Language revitalization is important to all Kwakwaka’wakw. This project will help to strengthen, promote and document the language, directly benefiting U’mista and all Kwak’wala speakers and learners and falls within our mandate. The sample sentences are especially important for new language learners helping with sentence structure, pronunciation and comprehension.
Some of the goals that are pursuing in this partnership are those that have been defined by Elders, speakers Chiefs and Kwakwaka’wakw community members for the U’mista, namely:
- Identifying Kwak’wala speakers, both in the traditional territories and in urban centres. Recording, collecting and transcribing Kwakwaka’wakw language knowledge (vocabularies, linguistic expressions, stories and myths).
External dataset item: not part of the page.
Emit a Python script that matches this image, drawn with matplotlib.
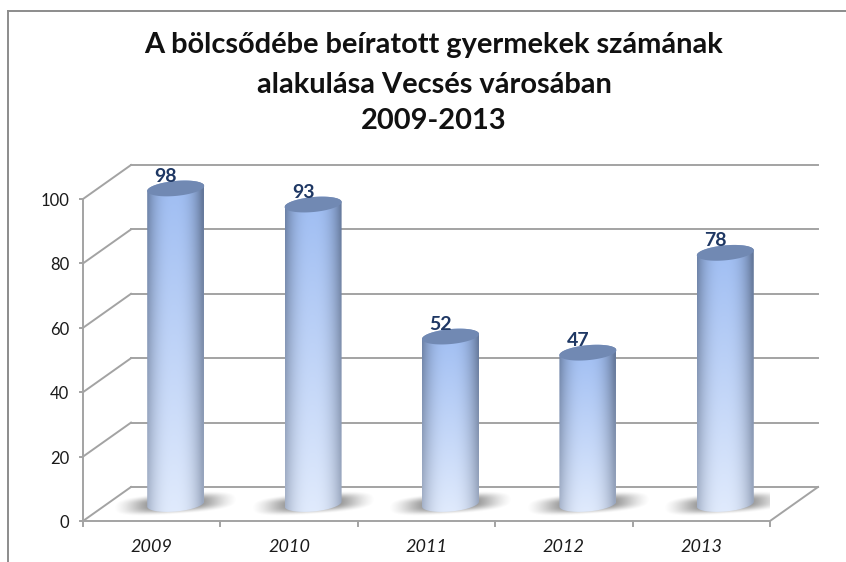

- Creating networks of speakers within each community and cross-linking them to families, schools and individuals, thanks to community meetings, IT technologies and media (integrated computer media systems & broadcasters),
- Production of specific dictionaries – based on collected data from speakers and published texts –pertaining to specific sociocultural and socioeconomic domains and activities, like terminologies proper to given semantic fields (e.g. systems of traditional beliefs; ceremonies & potlatches, health, family, food, plants, numeration, and so on). These dictionaries will be on-line and accessible to both the communities and school systems. They will also constitute teaching and learning tools.
In order to achieve these goals, we have set up at U’mista an organizational structure that comprises speakers, researchers and database managers. The U’mista Cultural Society is proud to be participating in this partnership initiative.